WHAT TO PRODUCE:
Take every line where the string "that" appears and copy it.

AVAILABLE DATA:
-=-=-
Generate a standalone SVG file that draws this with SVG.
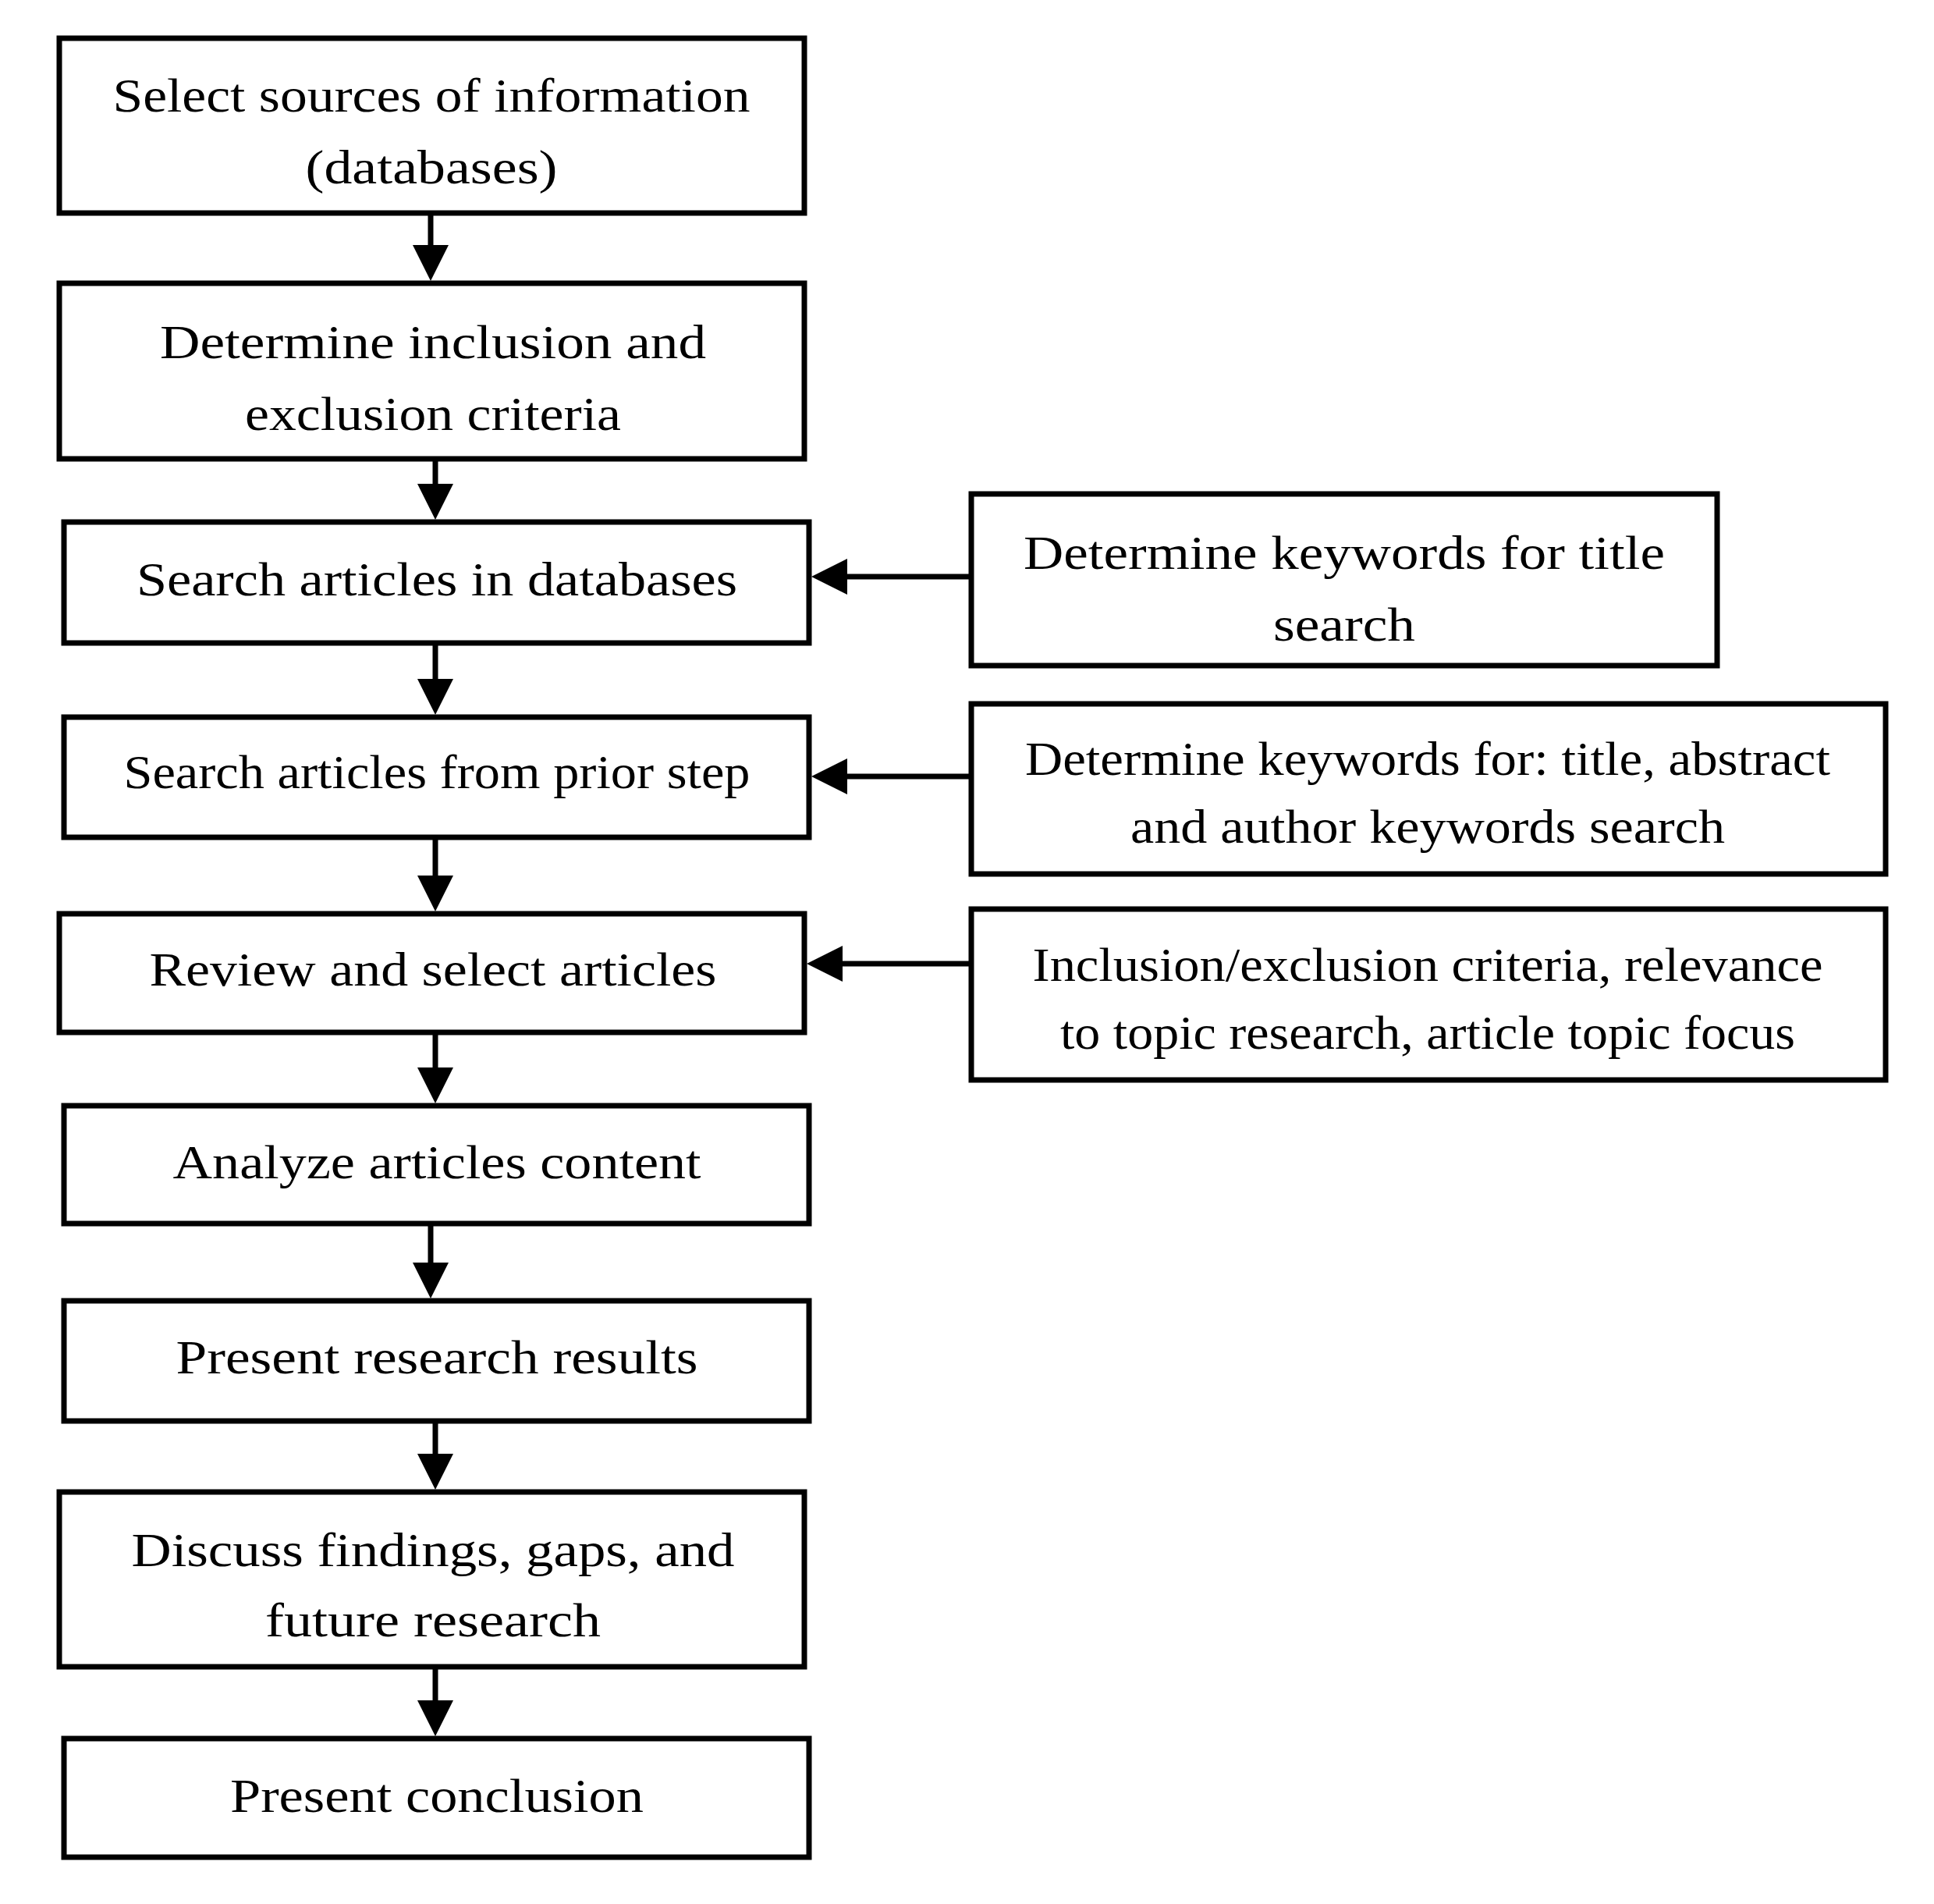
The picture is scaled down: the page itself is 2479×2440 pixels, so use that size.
<svg xmlns="http://www.w3.org/2000/svg" width="2479" height="2440" viewBox="0 0 2479 2440">
<style>
.box{fill:#fff;stroke:#000;stroke-width:7}
.t{font-family:"Liberation Serif","Times New Roman",serif;font-size:62px;fill:#000;text-anchor:middle}
.c{stroke:#000;stroke-width:7;fill:none;marker-end:url(#ah)}
</style>
<defs>
<marker id="ah" markerUnits="userSpaceOnUse" viewBox="0 0 46 46" refX="26" refY="23" markerWidth="46" markerHeight="46" orient="auto">
<path d="M0,0 L46,23 L0,46 z" fill="#000"/>
</marker>
</defs>
<rect width="2479" height="2440" fill="#fff"/>
<g id="connectors">
<line class="c" x1="552" y1="276" x2="552" y2="340"/>
<line class="c" x1="558" y1="591" x2="558" y2="646"/>
<line class="c" x1="558" y1="827" x2="558" y2="896"/>
<line class="c" x1="558" y1="1076" x2="558" y2="1148"/>
<line class="c" x1="558" y1="1326" x2="558" y2="1394"/>
<line class="c" x1="552" y1="1571" x2="552" y2="1644"/>
<line class="c" x1="558" y1="1824" x2="558" y2="1889"/>
<line class="c" x1="558" y1="2139" x2="558" y2="2205"/>
<line class="c" x1="1242" y1="739" x2="1060" y2="739"/>
<line class="c" x1="1242" y1="995" x2="1060" y2="995"/>
<line class="c" x1="1242" y1="1235" x2="1054" y2="1235"/>
</g>
<g id="n1"><rect class="box" x="76" y="49" width="955" height="224"/>
<text class="t" x="553" y="143" textLength="817" lengthAdjust="spacingAndGlyphs">Select sources of information</text>
<text class="t" x="553" y="235" textLength="323" lengthAdjust="spacingAndGlyphs">(databases)</text></g>
<g id="n2"><rect class="box" x="76" y="363" width="955" height="225"/>
<text class="t" x="555" y="459" textLength="700" lengthAdjust="spacingAndGlyphs">Determine inclusion and</text>
<text class="t" x="555" y="551" textLength="482" lengthAdjust="spacingAndGlyphs">exclusion criteria</text></g>
<g id="n3"><rect class="box" x="82" y="669" width="955" height="155"/>
<text class="t" x="560" y="763" textLength="770" lengthAdjust="spacingAndGlyphs">Search articles in databases</text></g>
<g id="n4"><rect class="box" x="82" y="919" width="955" height="154"/>
<text class="t" x="560" y="1010" textLength="803" lengthAdjust="spacingAndGlyphs">Search articles from prior step</text></g>
<g id="n5"><rect class="box" x="76" y="1171" width="955" height="152"/>
<text class="t" x="555" y="1263" textLength="727" lengthAdjust="spacingAndGlyphs">Review and select articles</text></g>
<g id="n6"><rect class="box" x="82" y="1417" width="955" height="151"/>
<text class="t" x="560" y="1510" textLength="677" lengthAdjust="spacingAndGlyphs">Analyze articles content</text></g>
<g id="n7"><rect class="box" x="82" y="1667" width="955" height="154"/>
<text class="t" x="560" y="1760" textLength="669" lengthAdjust="spacingAndGlyphs">Present research results</text></g>
<g id="n8"><rect class="box" x="76" y="1912" width="955" height="224"/>
<text class="t" x="555" y="2007" textLength="773" lengthAdjust="spacingAndGlyphs">Discuss findings, gaps, and</text>
<text class="t" x="555" y="2097" textLength="430" lengthAdjust="spacingAndGlyphs">future research</text></g>
<g id="n9"><rect class="box" x="82" y="2228" width="955" height="152"/>
<text class="t" x="560" y="2322" textLength="530" lengthAdjust="spacingAndGlyphs">Present conclusion</text></g>
<g id="r1"><rect class="box" x="1245" y="633" width="956" height="220"/>
<text class="t" x="1723" y="729" textLength="822" lengthAdjust="spacingAndGlyphs">Determine keywords for title</text>
<text class="t" x="1723" y="821" textLength="182" lengthAdjust="spacingAndGlyphs">search</text></g>
<g id="r2"><rect class="box" x="1245" y="902" width="1172" height="218"/>
<text class="t" x="1830" y="993" textLength="1032" lengthAdjust="spacingAndGlyphs">Determine keywords for: title, abstract</text>
<text class="t" x="1830" y="1080" textLength="762" lengthAdjust="spacingAndGlyphs">and author keywords search</text></g>
<g id="r3"><rect class="box" x="1245" y="1165" width="1172" height="219"/>
<text class="t" x="1830" y="1257" textLength="1013" lengthAdjust="spacingAndGlyphs">Inclusion/exclusion criteria, relevance</text>
<text class="t" x="1830" y="1344" textLength="942" lengthAdjust="spacingAndGlyphs">to topic research, article topic focus</text></g>
</svg>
-=-=-
THE RESPONSE:
Generate a standalone SVG file that draws this with SVG.
The picture is scaled down: the page itself is 2479×2440 pixels, so use that size.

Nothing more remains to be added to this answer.